Rainy, rip-off Ireland is a perception the domestic tourism industry would like to change. After all, domestic weekend breaks of up to three nights increased by 7 per cent and those of more than four nights by 4 per cent last year, points out Nandy O'Sullivan, tourism press officer with Shannon Development. The domestic holiday market in the region is worth €120 million annually. "People need to realise we have state-of-the-art golf courses and outstanding amenities compared to elsewhere in Europe," she says.

Meanwhile, appreciating the relatively unspoiled beauty of rural Ireland also seems to be a part of the maturing of the Irish traveller, if Byrne is anything to go by. Having "been everywhere and done everything", she is now happy to be planting spuds and leeks on her land in Co Kerry.
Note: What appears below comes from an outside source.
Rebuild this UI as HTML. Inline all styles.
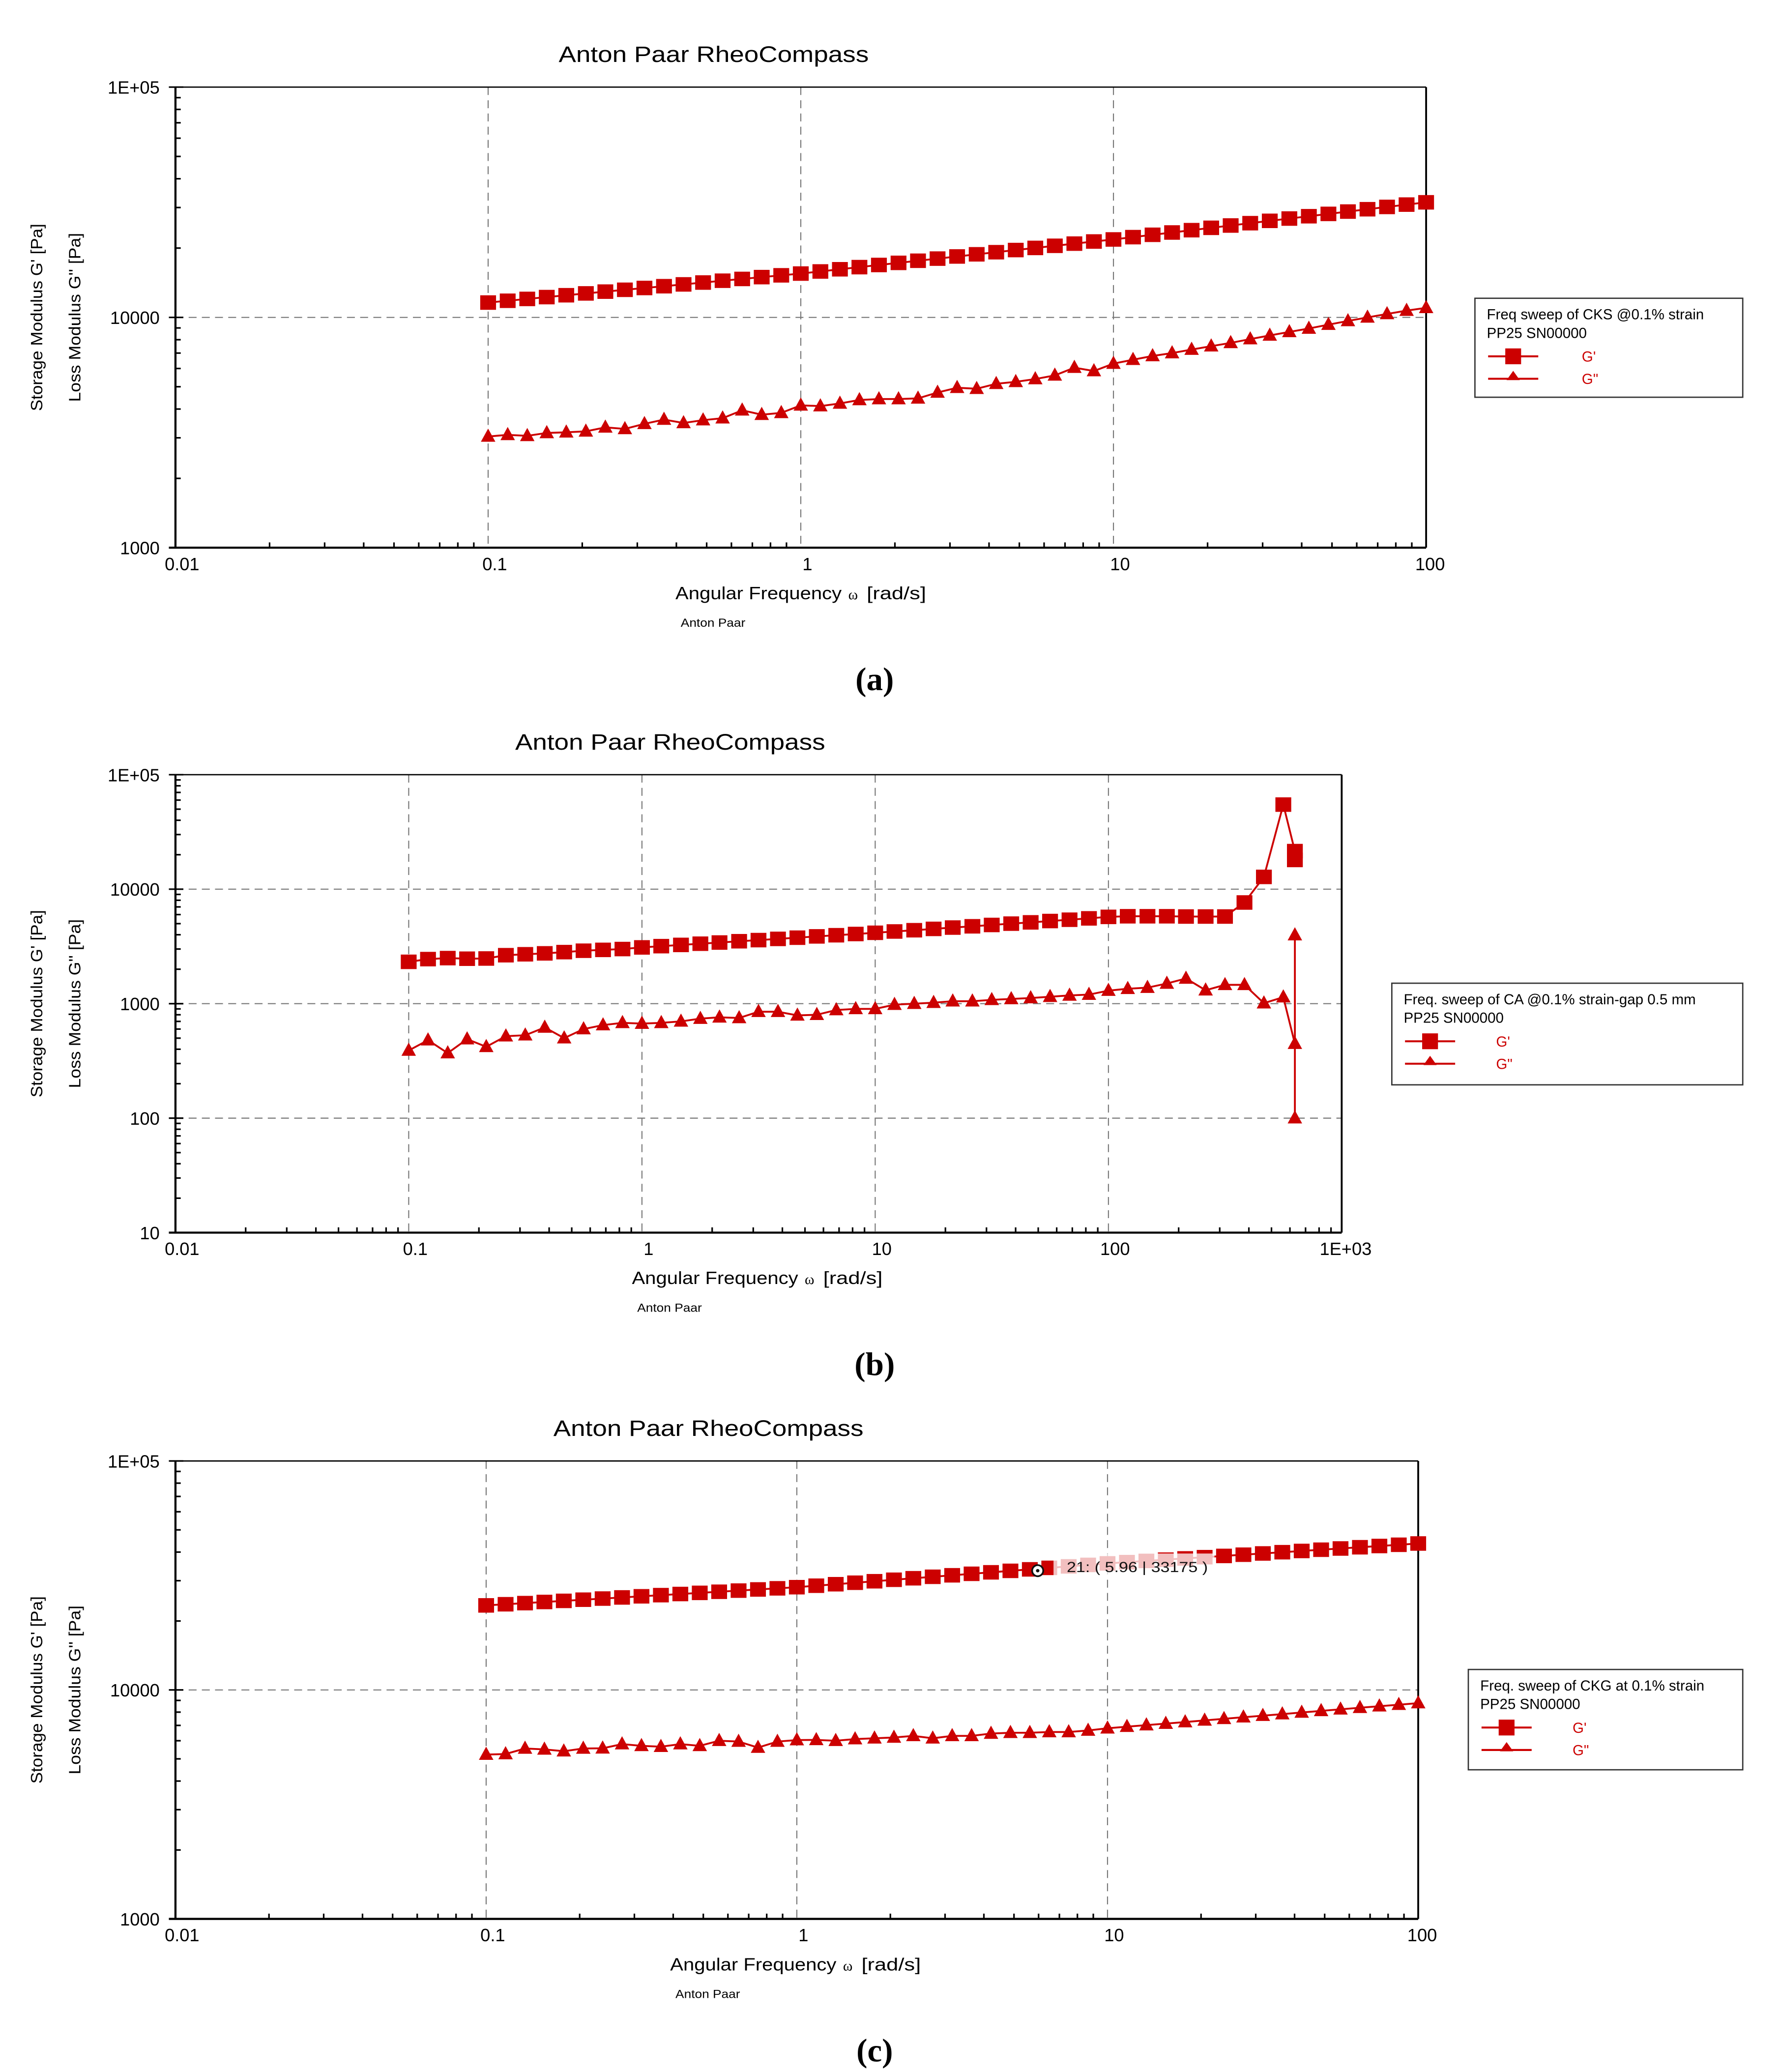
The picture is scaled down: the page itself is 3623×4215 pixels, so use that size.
<!DOCTYPE html>
<html><head><meta charset="utf-8">
<style>
html,body{margin:0;padding:0;background:#fff;}
svg{display:block;}
text{font-family:"Liberation Sans",Arial,sans-serif;}
</style></head>
<body>
<svg id="fig" width="3623" height="4215" viewBox="0 0 1350 1570" preserveAspectRatio="none" xmlns="http://www.w3.org/2000/svg">
<rect width="1350" height="1570" fill="#fff"/>
</svg>
<script>
// ---------- Panel (a) data ----------
const freqA = [0.1,0.1155,0.1334,0.154,0.1778,0.2054,0.2371,0.2738,0.3162,0.3652,0.4217,0.487,0.5623,0.6494,0.7499,0.866,
1,1.155,1.334,1.54,1.778,2.054,2.371,2.738,3.162,3.652,4.217,4.87,5.623,6.494,7.499,8.66,
10,11.55,13.34,15.4,17.78,20.54,23.71,27.38,31.62,36.52,42.17,48.7,56.23,64.94,74.99,86.6,100];
const gpA = [11600,11810,12030,12250,12480,12710,12940,13180,13420,13660,13910,14170,14430,14690,14960,15230,
15500,15830,16180,16530,16890,17250,17620,18000,18390,18790,19190,19610,20030,20460,20910,21360,
21800,22310,22840,23370,23920,24490,25060,25650,26260,26870,27500,28150,28810,29490,30180,30890,31600];
const gppA = [3040,3090,3060,3150,3170,3200,3330,3280,3450,3600,3480,3580,3650,3950,3780,3850,
4150,4120,4230,4380,4420,4420,4450,4720,4950,4900,5150,5250,5400,5600,6050,5850,
6300,6550,6800,7000,7250,7500,7750,8050,8350,8650,8950,9300,9650,10000,10350,10700,11000];

// ---------- Panel (b) data ----------
const freqBgp = [0.1,0.121,0.147,0.178,0.215,0.261,0.316,0.383,0.464,0.562,0.681,0.825,
1,1.21,1.47,1.78,2.15,2.61,3.16,3.83,4.64,5.62,6.81,8.25,
10,12.1,14.7,17.8,21.5,26.1,31.6,38.3,46.4,56.2,68.1,82.5,
100,121,147,178,215,261,316,383,464,562,630,630];
const gpB = [2320,2450,2500,2470,2480,2650,2700,2750,2820,2900,2950,3000,
3100,3180,3260,3340,3420,3510,3590,3680,3770,3870,3960,4060,
4160,4270,4380,4500,4620,4740,4870,5000,5130,5270,5410,5560,
5730,5800,5800,5800,5770,5770,5770,7650,12800,54800,21500,18000];
const freqBgpp = [0.1,0.121,0.147,0.178,0.215,0.261,0.316,0.383,0.464,0.562,0.681,0.825,
1,1.21,1.47,1.78,2.15,2.61,3.16,3.83,4.64,5.62,6.81,8.25,
10,12.1,14.7,17.8,21.5,26.1,31.6,38.3,46.4,56.2,68.1,82.5,
100,121,147,178,215,261,316,383,464,562,630,630,630];
const gppB = [390,480,370,490,420,520,530,620,500,600,650,680,
670,680,700,740,760,750,850,850,790,800,880,900,
900,980,1000,1020,1050,1050,1080,1100,1120,1150,1180,1200,
1300,1350,1380,1500,1660,1310,1460,1460,1010,1140,447,3970,100];

// ---------- Panel (c) data ----------
const freqC = freqA.slice();
const gpC = [23400,23670,23940,24220,24490,24780,25060,25350,25640,25940,26240,26540,26840,27150,27470,27780,
28100,28520,28950,29390,29830,30280,30740,31200,31670,32150,32630,33120,33620,34130,34640,35160,
35700,36150,36600,37060,37530,38000,38480,38960,39450,39950,40450,40960,41470,41990,42520,43050,43600];
const gppC = [5220,5250,5550,5500,5400,5550,5560,5800,5700,5650,5800,5700,6000,5950,5600,5950,
6040,6050,6000,6100,6150,6200,6300,6150,6300,6300,6450,6500,6500,6550,6550,6650,
6800,6910,7020,7130,7240,7360,7480,7600,7720,7840,7970,8100,8230,8360,8490,8620,8760];
const tooltipC = [5.96, 33175];

const xTicksA = ["0.01","0.1","1","10","100"];
const yTicksA = ["1000","10000","1E+05"];
const xTicksB = ["0.01","0.1","1","10","100","1E+03"];
const yTicksB = ["10","100","1000","10000","1E+05"];

const NS = "http://www.w3.org/2000/svg";
const svg = document.getElementById('fig');
const RED = "#cc0000";

function mk(tag, attrs, parent){
  const e = document.createElementNS(NS, tag);
  for (const k in attrs) e.setAttribute(k, attrs[k]);
  (parent||svg).appendChild(e);
  return e;
}
function txt(s, attrs, parent){ const t = mk('text', attrs, parent); t.textContent = s; return t; }

function panel(P){
  const g = mk('g', {});
  
  
  const lx0 = Math.log10(P.xmin), lx1 = Math.log10(P.xmax);
  const ly0 = Math.log10(P.ymin), ly1 = Math.log10(P.ymax);
  const X = v => P.x0 + (Math.log10(v) - lx0) / (lx1 - lx0) * (P.x1 - P.x0);
  const Y = v => P.y1 - (Math.log10(v) - ly0) / (ly1 - ly0) * (P.y1 - P.y0);

  const tt = txt("Anton Paar RheoCompass", {x:P.titleX, y:P.y0-19, 'font-size':17, 'text-anchor':'middle', textLength:235, lengthAdjust:'spacingAndGlyphs'}, g);
  
  

  const grid = mk('g', {stroke:'#777', 'stroke-width':0.8, 'stroke-dasharray':'6,4'}, g);
  
  
  for (let e = Math.ceil(lx0)+1; e < lx1; e++) {
    const x = X(Math.pow(10,e));
    mk('line', {x1:x, x2:x, y1:P.y0, y2:P.y1}, grid);
  }
  for (let e = Math.ceil(ly0)+1; e < ly1; e++) {
    const y = Y(Math.pow(10,e));
    mk('line', {x1:P.x0, x2:P.x1, y1:y, y2:y}, grid);
  }
  mk('line', {x1:P.x0, x2:P.x1, y1:P.y0, y2:P.y0, stroke:'#000', 'stroke-width':1}, g);
  mk('line', {x1:P.x1, x2:P.x1, y1:P.y0, y2:P.y1, stroke:'#000', 'stroke-width':1.4}, g);
  const ya = mk('line', {x1:P.x0, x2:P.x0, y1:P.y0, y2:P.y1, stroke:'#000', 'stroke-width':1.6}, g);
  
  
  const xa = mk('line', {x1:P.x0-5, x2:P.x1, y1:P.y1, y2:P.y1, stroke:'#000', 'stroke-width':1.6}, g);
  
  

  const tk = mk('g', {stroke:'#000', 'stroke-width':1.2}, g);
  for (let e = Math.round(ly0); e < ly1; e++) {
    for (let m = 1; m < 10; m++) {
      const y = Y(m*Math.pow(10,e));
      mk('line', {x1:P.x0-(m===1?5:0), x2:P.x0+(m===1?6:4), y1:y, y2:y}, tk);
    }
  }
  mk('line', {x1:P.x0-5, x2:P.x0+6, y1:P.y0, y2:P.y0}, tk);
  for (let e = Math.round(lx0); e < lx1; e++) {
    for (let m = 2; m < 10; m++) {
      const x = X(m*Math.pow(10,e));
      mk('line', {x1:x, x2:x, y1:P.y1, y2:P.y1-4}, tk);
    }
  }
  P.yTicks.forEach((s, i) => {
    const t = txt(s, {x:P.x0-12, y:Y(P.ymin*Math.pow(10,i))+5, 'font-size':13.5, 'text-anchor':'end'}, g);
    
    
  });
  P.xTicks.forEach((s, i) => {
    const x = X(P.xmin*Math.pow(10,i));
    const t = txt(s, {x:x+ (i===P.xTicks.length-1?3:5), y:P.y1+17, 'font-size':13.5, 'text-anchor':'middle'}, g);
    
    
  });
  const yc = (P.y0+P.y1)/2;
  const yl1 = txt("Storage Modulus G'  [Pa]", {x:0, y:0, 'font-size':12.5, 'text-anchor':'middle', transform:`translate(32,${yc}) rotate(-90)`, textLength:142, lengthAdjust:'spacingAndGlyphs'}, g);
  
  
  const yl2 = txt("Loss Modulus G''  [Pa]", {x:0, y:0, 'font-size':12.5, 'text-anchor':'middle', transform:`translate(61,${yc}) rotate(-90)`, textLength:128, lengthAdjust:'spacingAndGlyphs'}, g);
  
  
  const xl = txt("Angular Frequency ", {x:P.xlX, y:P.y1+39, 'font-size':13.5, textLength:126, lengthAdjust:'spacingAndGlyphs'}, g);
  
  
  txt("ω", {x:P.xlX+131, y:P.y1+39, 'font-size':11, style:'font-family:"Liberation Serif",serif'}, g);
  txt("[rad/s]", {x:P.xlX+145, y:P.y1+39, 'font-size':13.5, textLength:45, lengthAdjust:'spacingAndGlyphs'}, g);
  const ap = txt("Anton Paar", {x:P.xlX+4, y:P.y1+60, 'font-size':9, textLength:49, lengthAdjust:'spacingAndGlyphs'}, g);
  
  
  const pl = txt(P.label, {x:663, y:P.y1+108, 'font-size':25, 'font-weight':'bold', 'text-anchor':'middle', style:'font-family:"Liberation Serif",serif'}, g);
  
  

  function series(xs, ys, kind, nm){
    const sg = mk('g', {}, g);
    
    
    const pts = xs.map((v,i)=> X(v).toFixed(2)+','+Y(ys[i]).toFixed(2)).join(' ');
    mk('polyline', {points:pts, fill:'none', stroke:RED, 'stroke-width':1.4}, sg);
    xs.forEach((v,i)=>{
      const x = X(v), y = Y(ys[i]);
      let m;
      if (kind==='sq') m = mk('rect', {x:x-6, y:y-5.5, width:12, height:11, fill:RED}, sg);
      else m = mk('polygon', {points:`${x},${y-6} ${x+5.5},${y+4} ${x-5.5},${y+4}`, fill:RED}, sg);
      
      
    });
  }
  series(P.fx1, P.s1, 'sq', 'series-g-prime');
  series(P.fx2, P.s2, 'tri', 'series-g-double-prime');

  const L = P.leg;
  const lg = mk('g', {}, g);
  
  
  mk('rect', {x:L.x, y:L.y, width:L.w, height:L.h, fill:'#fff', stroke:'#333', 'stroke-width':1}, lg);
  txt(L.t1, {x:L.x+9, y:L.y+16, 'font-size':11}, lg);
  txt("PP25 SN00000", {x:L.x+9, y:L.y+30, 'font-size':11}, lg);
  const e1 = mk('g', {}, lg);
  
  
  mk('line', {x1:L.x+10, x2:L.x+48, y1:L.y+44, y2:L.y+44, stroke:RED, 'stroke-width':1.5}, e1);
  mk('rect', {x:L.x+23, y:L.y+38, width:12, height:12, fill:RED}, e1);
  txt("G'", {x:L.x+L.gx, y:L.y+48, 'font-size':11, fill:RED}, e1);
  const e2 = mk('g', {}, lg);
  
  
  mk('line', {x1:L.x+10, x2:L.x+48, y1:L.y+61, y2:L.y+61, stroke:RED, 'stroke-width':1.5}, e2);
  mk('polygon', {points:`${L.x+29},${L.y+55} ${L.x+34},${L.y+62} ${L.x+24},${L.y+62}`, fill:RED}, e2);
  txt('G"', {x:L.x+L.gx, y:L.y+65, 'font-size':11, fill:RED}, e2);

  return {X, Y, g};
}

panel({name:'chart-a', label:'(a)', x0:133, x1:1081, y0:66, y1:415, xmin:0.01, xmax:100, ymin:1000, ymax:1e5,
  titleX:541, xlX:512, xTicks:xTicksA, yTicks:yTicksA, fx1:freqA, s1:gpA, fx2:freqA, s2:gppA,
  leg:{x:1118, y:226, w:203, h:75, gx:81, t1:"Freq sweep of CKS @0.1% strain"}});

panel({name:'chart-b', label:'(b)', x0:133, x1:1017, y0:587, y1:934, xmin:0.01, xmax:1000, ymin:10, ymax:1e5,
  titleX:508, xlX:479, xTicks:xTicksB, yTicks:yTicksB, fx1:freqBgp, s1:gpB, fx2:freqBgpp, s2:gppB,
  leg:{x:1055, y:745, w:266, h:77, gx:79, t1:"Freq. sweep of CA @0.1% strain-gap 0.5 mm"}});

const pc = panel({name:'chart-c', label:'(c)', x0:133, x1:1075, y0:1107, y1:1454, xmin:0.01, xmax:100, ymin:1000, ymax:1e5,
  titleX:537, xlX:508, xTicks:xTicksA, yTicks:yTicksA, fx1:freqC, s1:gpC, fx2:freqC, s2:gppC,
  leg:{x:1113, y:1265, w:208, h:76, gx:79, t1:"Freq. sweep of CKG at 0.1% strain"}});

(function(){
  const tx = pc.X(tooltipC[0]), ty = pc.Y(tooltipC[1]);
  const tg = mk('g', {}, pc.g);
  
  
  mk('rect', {x:tx+12, y:ty-13, width:122, height:17, fill:'#fff', opacity:0.75}, tg);
  mk('circle', {cx:tx, cy:ty, r:4.2, fill:'#fff', stroke:'#111', 'stroke-width':1.3}, tg);
  mk('circle', {cx:tx, cy:ty, r:1.3, fill:'#111'}, tg);
  txt(`21:  ( ${tooltipC[0]} | ${tooltipC[1]} )`, {x:tx+22, y:ty+1, 'font-size':11, fill:'#111', textLength:107, lengthAdjust:'spacingAndGlyphs'}, tg);
})();
</script>
</body></html>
"Maybe you have to see the world to appreciate what we have here at home," she says.

Hot, cold: travel trends

UP

Four-star hotels

Private tour guides

Weekends in Lithuania, Slovenia and Latvia

Activity and cultural holidays

Skiing in the French Alps

Caravanning and camping in France

Weekends in New York

DOWN

Self-catering apartments

Package tours

City breaks in London and Paris

Sun, sea and sand

Skiing in Andorra and Austria

Hot nights in Dubai

Caravanning and camping around Ireland

Sources: The Travel Broker, Clontarf; Directski.com and CSO, Household Quarterly Survey, 2004

The Irish abroad: sunny statistics

The number of Irish travelling to their own holiday homes in Europe has trebled since 2000.

Fifty per cent more international holidays were taken by the Irish in 2004 than in 2000. Overseas visits to friends and relatives rose by 50 per cent.

The largest growing group of Irish travellers are children up to 14 years old.

Twice as many travellers book on the internet as use travel agents.

Ten per cent of the international holidays taken by travellers from Dublin and the south west were to the US.

Holiday travel to Italy and Portugal has doubled since 2000.